Un'apertura in grande stile per l'undicesima edizione della Festa del Cinema di Roma, con un film che è destinato a fare parlare di sé durante l'imminente stagione dei premi cinematografici, per lo meno per quanto riguarda i riconoscimenti elargiti dalla critica; e Moonlight è anche uno di quei film - perché ce n'è più di uno - che potrebbero pavimentare quest'anno la via verso la "redenzione" in nome della diversità per l'Academy of Motion Picture Arts and Science dopo le polemiche targate #OscarSoWhite.
Se si può parlare di un cinema black, Moonlight è cinema black: ispirato e realizzato da autori di colore - Barry Jenkins ha basato il suo film sul dramma teatrale In the Moonlight Black Boys Look Blue di Tarell McCraney - e interpretato da alcuni tra i più talentuosi interpreti black sulla scena attuale, dal carismatico Mahershala Ali a una trasfigurata Naomie Harris, dalla versatile Janelle Monae fino a quella forza della natura che è il giovanissimo Ashton Sanders.

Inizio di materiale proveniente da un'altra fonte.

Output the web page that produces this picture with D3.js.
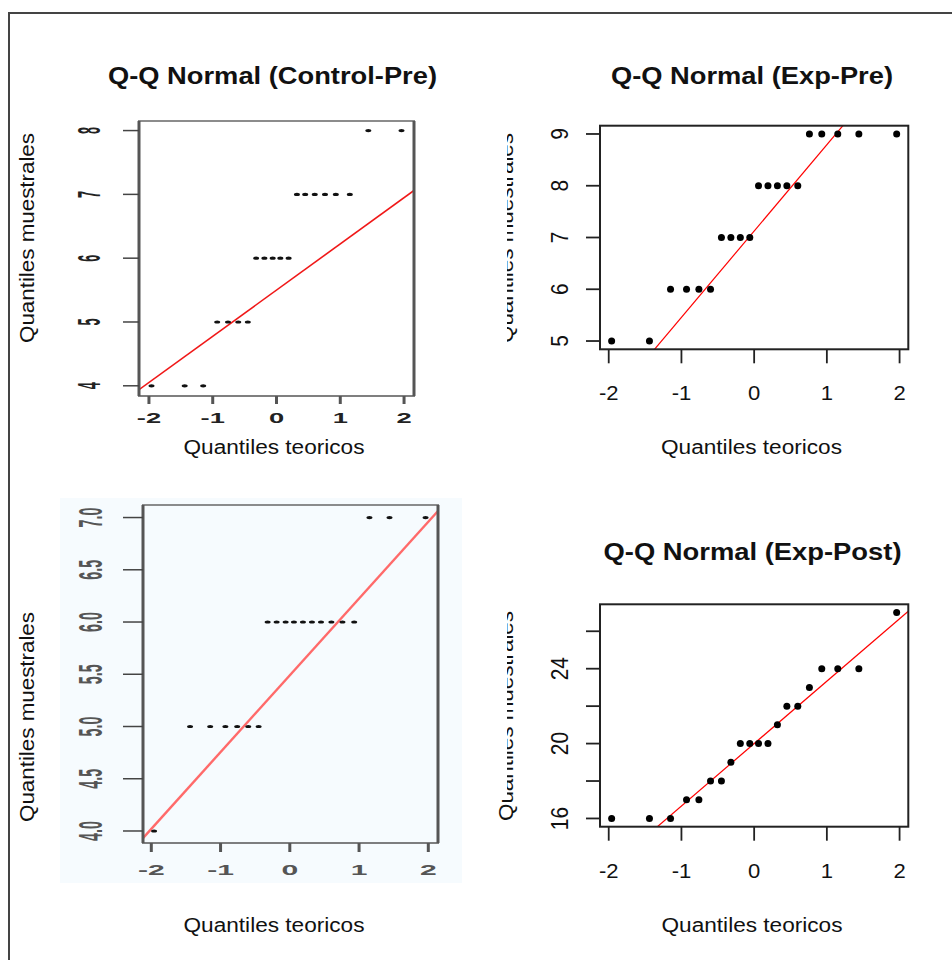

Naturalmente con questo non vogliamo dire che Moonlight parli solo di (e a) un popolo, una cultura, un contesto sociale; parla a tutti e sa farlo magnificamente. L'esperienza che racconta, con lirismo e autenticità, è un percorso personale e particolare che tutti abbiamo gli strumenti e i sentimenti per comprendere. Siamo tutti umani sotto la luna.
Essere diverso a Miami
Chiron ha nove anni e qualcuno gli ha affibbiato un soprannome - Little, piccolo - che non gli va particolarmente a genio. Probabilmente ha imparato presto a non protestare, a tacere e a fuggire da chi vede una qualche forma di minaccia nella sua vulnerabilità, in quella delicatezza così anomala tra i ragazzini delle classi povere di Miami; ha imparato a nascondersi anche dall'unico familiare che ha al mondo, la madre tossicodipendente. Quando incontra Juan, un affascinante e paterno spacciatore di origine cubana, sembra aprirsi per lui uno spiraglio di speranza, la speranza di trovare un posto al mondo, per quanto angusto, dove è il benvenuto.

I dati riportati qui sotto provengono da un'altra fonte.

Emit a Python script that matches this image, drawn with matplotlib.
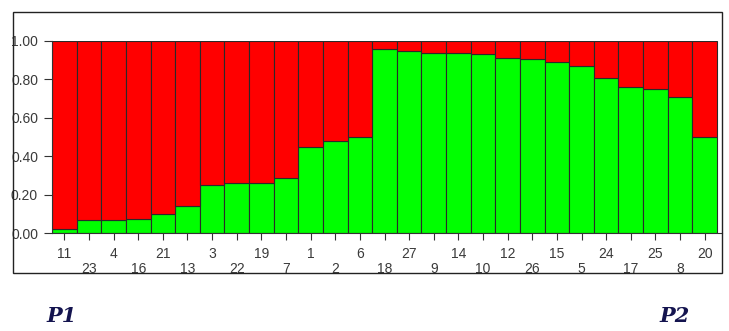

La casa, l'affetto di Juan e della sua ragazza Teresa sono l'unica cosa a cui Chiron si aggrappa disperatamente mentre gli anni passano senza portare serenità né chiarezza, e tutte le promesse della sua bellezza, della sua sensibilità e della sua intelligenza s'infrangono sull'impietoso argine di una vita criminale, come quella dell'unico modello che ha avuto, e di una solitudine infinita.
Chiron in tre atti
Barry Jenkins dimostra una straordinaria sintonia con il materiale di partenza, il dramma di McCraney, e ne conserva le ambientazioni e la struttura in tre atti. così incontriamo Chiron in tre fasi della sua vita e in tre incarnazioni diverse (rispettivamente il piccolo Alex Hibbert, il già citato wonder boy Ashton Sanders, e l'atletico, e quasi altrettanto bravo, Trevante Rhodes). Ma dell'origine teatrale Moonlight conserva anche e soprattutto la cifra stilistica più specifica e rilevante, il rapporto profondo con presenza, la psiche e il corpo del protagonista, che riesce a evocare miracolosamente attraverso una messa in scena di sconcertante naturalezza e un'attenzione maniacale ai dettagli nelle performance. Ai tre Chiron, ma anche ai loro comprimari, viene chiesto di comunicare soprattutto con sguardi, silenzi, gesti e fisicità, e il risultato è questa intimità miracolosa che non ci abbandona per tutto il film e ci permette di condividere ogni sfumatura della sofferenza, della rabbia, della frustrazione e dello struggimento sensuale del protagonista.
Così, per quanto distante possiamo credere che sia la nostra esperienza personale da quella di Chiron, Moonlight ci permette di abbracciare il suo percorso in maniera totalizzante, trovando la strada verso le nostre sofferenze e i nostri balsami; e qui sta il più importante dei i suoi trionfi: saper raccontare un outsider, una vita "diversa" e ai margini, dimostrandoci che siamo uguali a lui, che in fondo la strada per la conquista dell'identità ci accomuna tutti e le differenze non sono che dettagli insignificanti, ingigantiti dalla paura e dall'ignoranza.